As remedies to this age old problem are examined and discussed, it becomes more and more evident that we, supposedly one of the most advanced countries on the planet, have to be more zealous in reducing the number of teenage girls who become pregnant each year. Although methods have improved greatly over the past three decades, girls are still not receiving all the support that they could in avoiding unwanted pregnancies. Early in 2003, the U.S. Senate rejected a bill that would have required insurance companies to cover birth control (Holland 2003). Currently, only a third of all insurance companies offer this type of coverage, yet most cover Viagra, the popular male potency drug.

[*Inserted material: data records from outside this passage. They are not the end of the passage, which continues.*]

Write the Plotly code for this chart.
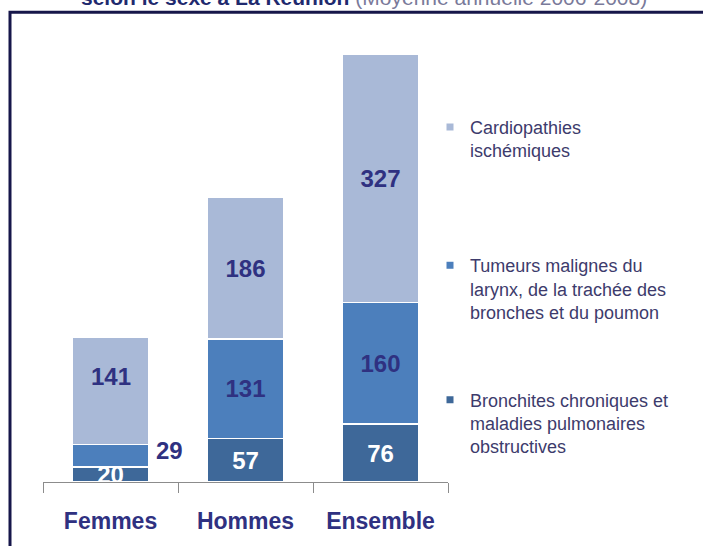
import plotly.graph_objects as go

categories = ["Femmes", "Hommes", "Ensemble"]
bronchites = [20, 57, 76]
tumeurs = [29, 131, 160]
cardio = [141, 186, 327]

series_names = [
    "Bronchites chroniques et<br>maladies pulmonaires<br>obstructives",
    "Tumeurs malignes du<br>larynx, de la trachée des<br>bronches et du poumon",
    "Cardiopathies<br>ischémiques",
]
colors = ["#3E6899", "#4C7FBC", "#A9B9D7"]
label_navy = "#2F3181"

W, H = 703, 546
ML, MR, MT, MB = 43, 255, 41, 62
YMAX = 580

fig = go.Figure()

bar_font = dict(family="Arial, Liberation Sans", size=24, weight="bold")

fig.add_trace(go.Bar(
    x=categories, y=bronchites, marker=dict(color=colors[0], line=dict(color="white", width=1.5)),
    text=[str(v) for v in bronchites], textposition="inside", textangle=0, constraintext="none",
    insidetextanchor="middle", textfont=dict(bar_font, color="white"),
    showlegend=False, hoverinfo="skip", cliponaxis=True))
fig.add_trace(go.Bar(
    x=categories, y=tumeurs, marker=dict(color=colors[1], line=dict(color="white", width=1.5)),
    text=["" if c == "Femmes" else str(v) for c, v in zip(categories, tumeurs)],
    textposition="inside", textangle=0, constraintext="none", insidetextanchor="middle",
    textfont=dict(bar_font, color=label_navy),
    showlegend=False, hoverinfo="skip"))
fig.add_trace(go.Bar(
    x=categories, y=cardio, marker=dict(color=colors[2], line=dict(color="white", width=1.5)),
    text=["" if c == "Femmes" else str(v) for c, v in zip(categories, cardio)],
    textposition="inside", textangle=0, constraintext="none", insidetextanchor="middle",
    textfont=dict(bar_font, color=label_navy),
    showlegend=False, hoverinfo="skip"))

legend_keys = ["legend3", "legend2", "legend"]
for name, col, lk in zip(series_names, colors, legend_keys):
    fig.add_trace(go.Scatter(
        x=[None], y=[None], mode="markers", name=name,
        marker=dict(symbol="square", size=7, color=col),
        legend=lk, hoverinfo="skip"))

fi = categories.index("Femmes")
fig.add_annotation(x="Femmes", y=bronchites[fi] + tumeurs[fi] / 2, text=str(tumeurs[fi]),
                   showarrow=False, xshift=59, yshift=5,
                   font=dict(bar_font, color=label_navy))
fig.add_annotation(x="Femmes", y=bronchites[fi] + tumeurs[fi] + cardio[fi] / 2, text=str(cardio[fi]),
                   showarrow=False, yshift=15,
                   font=dict(bar_font, color=label_navy))

pw, ph = W - ML - MR, H - MT - MB

fig.add_annotation(
    xref="paper", yref="paper", x=(364 - ML) / pw, y=(H - MB - 11) / ph,
    xanchor="center", yanchor="bottom", showarrow=False,
    text="<b>selon le sexe à La Réunion</b> <span style='color:#7A7A9A'>(Moyenne annuelle 2006-2008)</span>",
    font=dict(family="Arial, Liberation Sans", size=21, color="#1F2A6E"))

fig.add_shape(type="rect", xref="paper", yref="paper",
              x0=(10 - ML) / pw, x1=(720 - ML) / pw,
              y0=(H - MB - 570) / ph, y1=(H - MB - 12) / ph,
              line=dict(color="#16164A", width=3), fillcolor="rgba(0,0,0,0)", layer="below")

leg_font = dict(family="Arial, Liberation Sans", size=18, color="#3D3B6C")
lx = (430 - ML) / pw

def ly(px):
    return (H - MB - px) / ph

fig.update_layout(
    width=W, height=H,
    margin=dict(l=ML, r=MR, t=MT, b=MB),
    paper_bgcolor="white", plot_bgcolor="white",
    barmode="stack", bargap=0.44,
    font=dict(family="Arial, Liberation Sans"),
    xaxis=dict(categoryorder="array", categoryarray=categories,
               showline=True, linecolor="#8C8C8C", linewidth=1,
               ticks="outside", tickson="boundaries", ticklen=10, tickcolor="#8C8C8C",
               ticklabelstandoff=18,
               tickfont=dict(family="Arial, Liberation Sans", size=23, color="#2F3181", weight="bold"),
               showgrid=False, zeroline=False, fixedrange=True),
    yaxis=dict(visible=False, range=[0, YMAX], fixedrange=True),
    legend=dict(x=lx, y=ly(109), xanchor="left", yanchor="top", font=leg_font,
                bgcolor="rgba(0,0,0,0)", valign="top"),
    legend2=dict(x=lx, y=ly(248), xanchor="left", yanchor="top", font=leg_font,
                 bgcolor="rgba(0,0,0,0)", valign="top"),
    legend3=dict(x=lx, y=ly(383), xanchor="left", yanchor="top", font=leg_font,
                 bgcolor="rgba(0,0,0,0)", valign="top"),
)

fig.write_html("out.html", config={"displayModeBar": False},
               post_script="document.body.style.margin='0';document.body.style.overflow='hidden';")
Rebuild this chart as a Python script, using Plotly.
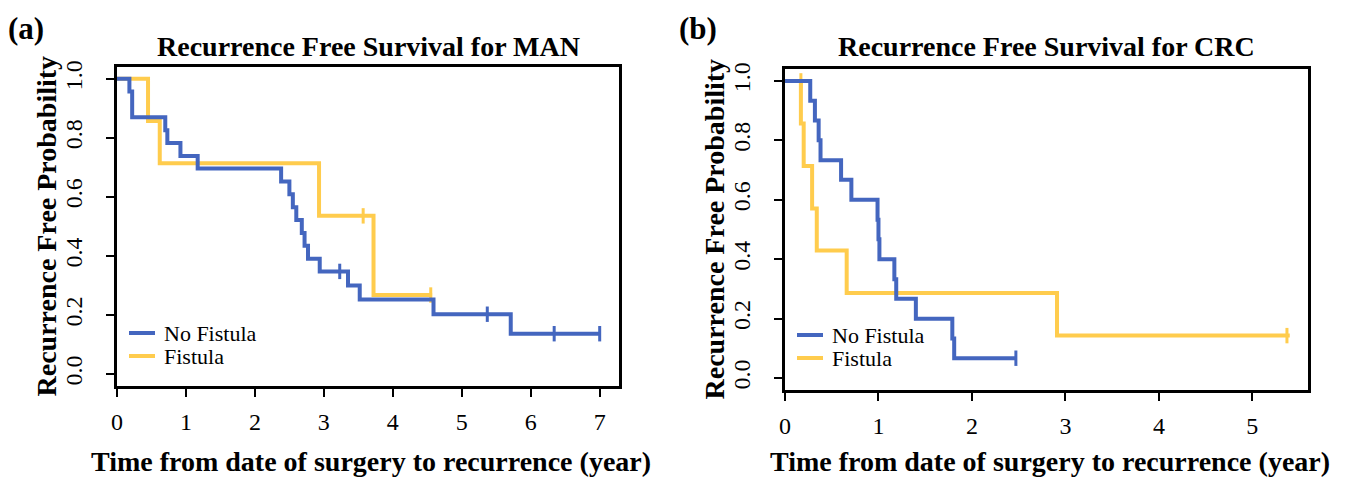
import plotly.graph_objects as go

# ---------------- data ----------------
# Panel (a): MAN
a_nofis_t = [0, 0.18, 0.22, 0.70, 0.73, 0.92, 1.17, 2.38, 2.50, 2.55, 2.60, 2.68, 2.72, 2.77, 2.94, 3.35, 3.52, 4.59, 5.71, 7.00]
a_nofis_s = [1.0, 0.957, 0.870, 0.826, 0.783, 0.739, 0.696, 0.652, 0.609, 0.565, 0.522, 0.478, 0.435, 0.391, 0.348, 0.300, 0.253, 0.203, 0.137, 0.137]
a_nofis_cens_t = [3.23, 5.37, 6.34, 7.00]
a_nofis_cens_s = [0.348, 0.203, 0.137, 0.137]

a_fis_t = [0, 0.45, 0.62, 2.93, 3.72, 4.57]
a_fis_s = [1.0, 0.857, 0.714, 0.536, 0.268, 0.268]
a_fis_cens_t = [3.57, 4.55]
a_fis_cens_s = [0.536, 0.268]

# Panel (b): CRC
b_nofis_t = [0, 0.27, 0.32, 0.36, 0.38, 0.60, 0.71, 0.99, 1.00, 1.01, 1.17, 1.19, 1.40, 1.79, 1.81, 2.47]
b_nofis_s = [1.0, 0.933, 0.867, 0.800, 0.733, 0.667, 0.600, 0.533, 0.467, 0.400, 0.333, 0.267, 0.200, 0.133, 0.067, 0.067]
b_nofis_cens_t = [2.47]
b_nofis_cens_s = [0.067]

b_fis_t = [0, 0.17, 0.20, 0.29, 0.34, 0.66, 2.91, 5.40]
b_fis_s = [1.0, 0.857, 0.714, 0.571, 0.429, 0.286, 0.143, 0.143]
b_fis_cens_t = [0.17, 5.37]
b_fis_cens_s = [1.0, 0.143]

series_names = ["No Fistula", "Fistula"]
panel_titles = ["Recurrence Free Survival for MAN", "Recurrence Free Survival for CRC"]
panel_tags = ["(a)", "(b)"]
x_title = "Time from date of surgery to recurrence (year)"
y_title = "Recurrence Free Probability"
a_xticks = [0, 1, 2, 3, 4, 5, 6, 7]
b_xticks = [0, 1, 2, 3, 4, 5]
yticks = [0.0, 0.2, 0.4, 0.6, 0.8, 1.0]

BLUE = "#4466BF"
YELLOW = "#FFCC4D"
FONT = "Liberation Serif"

# the page body has an 8px margin; size the figure so it fits the 1349x480 window
OFF = 8
W, H = 1349 - OFF, 480 - OFF


def px(X):
    return (X - OFF) / W


def py(Y):
    return 1 - (Y - OFF) / H


fig = go.Figure()


def add_curve(t, s, ct, cs, color, name, xa, ya):
    fig.add_trace(go.Scatter(
        x=t, y=s, mode="lines", line=dict(color=color, width=4, shape="hv"),
        name=name, xaxis=xa, yaxis=ya, showlegend=False))
    fig.add_trace(go.Scatter(
        x=ct, y=cs, mode="markers",
        marker=dict(symbol="line-ns", size=11, line=dict(color=color, width=3)),
        xaxis=xa, yaxis=ya, showlegend=False, hoverinfo="skip"))


# draw fistula first so no-fistula lies on top
add_curve(a_fis_t, a_fis_s, a_fis_cens_t, a_fis_cens_s, YELLOW, series_names[1], "x", "y")
add_curve(a_nofis_t, a_nofis_s, a_nofis_cens_t, a_nofis_cens_s, BLUE, series_names[0], "x", "y")
add_curve(b_fis_t, b_fis_s, b_fis_cens_t, b_fis_cens_s, YELLOW, series_names[1], "x2", "y2")
add_curve(b_nofis_t, b_nofis_s, b_nofis_cens_t, b_nofis_cens_s, BLUE, series_names[0], "x2", "y2")

# pixel geometry (window pixels) of the two plot boxes
A = dict(l=117, r=619, t=67, b=386)
B = dict(l=785, r=1308, t=69, b=390)


def dom_x(p):
    return [px(p["l"]), px(p["r"])]


def dom_y(p):
    return [py(p["b"]), py(p["t"])]


axis_common = dict(
    showline=True, mirror=True, linecolor="black", linewidth=3,
    ticks="outside", ticklen=8, tickwidth=2, tickcolor="black",
    showgrid=False, zeroline=False, automargin=False,
    tickfont=dict(family=FONT, size=24, color="black"),
)

fig.update_layout(
    width=W, height=H,
    margin=dict(l=0, r=0, t=0, b=0),
    paper_bgcolor="white", plot_bgcolor="white",
    font=dict(family=FONT, color="black"),
    showlegend=False,
    xaxis=dict(domain=dom_x(A), range=[0, 7.0 * 1.04], tickvals=a_xticks, anchor="y",
               ticklabelstandoff=4, **axis_common),
    yaxis=dict(domain=dom_y(A), range=[-0.04, 1.04], tickvals=yticks, ticktext=[f"{v:.1f}" for v in yticks],
               tickangle=-90, anchor="x", ticklabelstandoff=14, **axis_common),
    xaxis2=dict(domain=dom_x(B), range=[0, 5.38 * 1.04], tickvals=b_xticks, anchor="y2",
                ticklabelstandoff=4, **axis_common),
    yaxis2=dict(domain=dom_y(B), range=[-0.04, 1.04], tickvals=yticks, ticktext=[f"{v:.1f}" for v in yticks],
                tickangle=-90, anchor="x2", ticklabelstandoff=14, **axis_common),
)

ann = []
shapes = []
for tag, title, p, tagx, legx, legy in [
    (panel_tags[0], panel_titles[0], A, 6, 129, 333),
    (panel_tags[1], panel_titles[1], B, 677, 797, 335),
]:
    cx = (p["l"] + p["r"]) / 2
    ann.append(dict(text=f"<b>{tag}</b>", x=px(tagx), y=py(28), xref="paper", yref="paper",
                    xanchor="left", yanchor="middle", showarrow=False,
                    font=dict(family=FONT, size=31, color="black")))
    ann.append(dict(text=f"<b>{title}</b>", x=px(cx), y=py(46), xref="paper", yref="paper",
                    xanchor="center", yanchor="middle", showarrow=False,
                    font=dict(family=FONT, size=28, color="black")))
    ann.append(dict(text=f"<b>{x_title}</b>", x=px(cx + 3), y=py(461), xref="paper", yref="paper",
                    xanchor="center", yanchor="middle", showarrow=False,
                    font=dict(family=FONT, size=28, color="black")))
    ann.append(dict(text=f"<b>{y_title}</b>", x=px(p["l"] - 71), y=py((p["t"] + p["b"]) / 2),
                    xref="paper", yref="paper", xanchor="center", yanchor="middle", textangle=-90,
                    showarrow=False, font=dict(family=FONT, size=28, color="black")))
    # legend (line samples + labels)
    for i, (name, col) in enumerate(zip(series_names, [BLUE, YELLOW])):
        yy = legy + 23 * i
        shapes.append(dict(type="line", xref="paper", yref="paper",
                           x0=px(legx), x1=px(legx + 26), y0=py(yy), y1=py(yy),
                           line=dict(color=col, width=4)))
        ann.append(dict(text=name, x=px(legx + 33), y=py(yy), xref="paper", yref="paper",
                        xanchor="left", yanchor="middle", showarrow=False,
                        font=dict(family=FONT, size=22, color="black")))

fig.update_layout(annotations=ann, shapes=shapes)

fig.write_html("out.html")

This perpetuates the double standard that the sexual needs of men are more important than female reproductive freedoms. We need to concentrate our energies on preventing the preventable. Three quarters of all teen pregnancies are unwanted. If we made girls (and boys) consistently aware of how to prevent pregnancy, we would continue to lower the teenage pregnancy rate. Better education would also make those teens who do become parents better able to cope with the situation. Teen pregnancy should be treated as a disease that must be treated with education and improved knowledge. The consequences of teen pregnancy on our society are far too important to ignore.